I don't doubt Coogler's abilities as a filmmaker, but the construction of the whole picture was hell-bent on a whole lot of stuffing (why was Michael B. Jordan playing a set of twins who nary had any discernible qualities when one could have sufficed, but I suppose their love lives are played for diametrically opposite ends...but why?), as well as just towing the grifter's line of horror & visual presentation (IMAX is as much a gimmick as VistaVision will be this year, but I don't pay to make these pictures, either), especially when the ends are primarily for pushing cashflow vs. narrative resonance. I did dig the murky images, but also, why shoot IMAX when you're just going to add CGI endlessly later (as well as switch back to 35mm for the action scenes (Marvel style!)? That's not as much a question as the purpose of impactful image making in the first place. That Coogler even released IMAX prints of this film is kind of a modern miracle, even if the film isn't so much of one (which I suppose is why Nolan, et al was thanked, as he is the only one with big studio pull to do such a thing in recent memory).

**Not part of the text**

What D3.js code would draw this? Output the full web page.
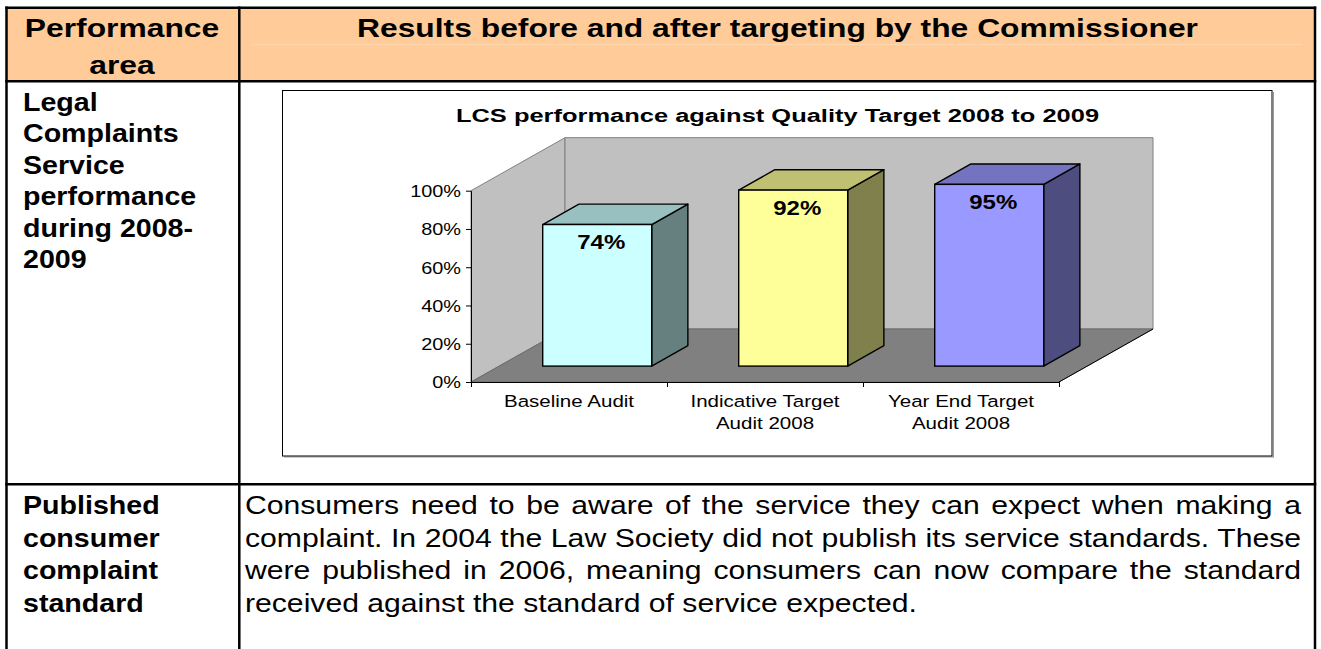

Cast is phenomenal, overall (Delroy Lindo, president of my heart), but it lacks the kind of grand guignol buy-in that it desperately seems to want to be. It's nice, but it isn't terrifying, it's conscious, but a little deflated. Strangely, the most effective moments were
the Buddy Guy afterword, even if they seemed to band-aid the concluding scenes (look who actually survived!) to tack on an afterthought that seemed inevitable. Cool as hell, nonetheless.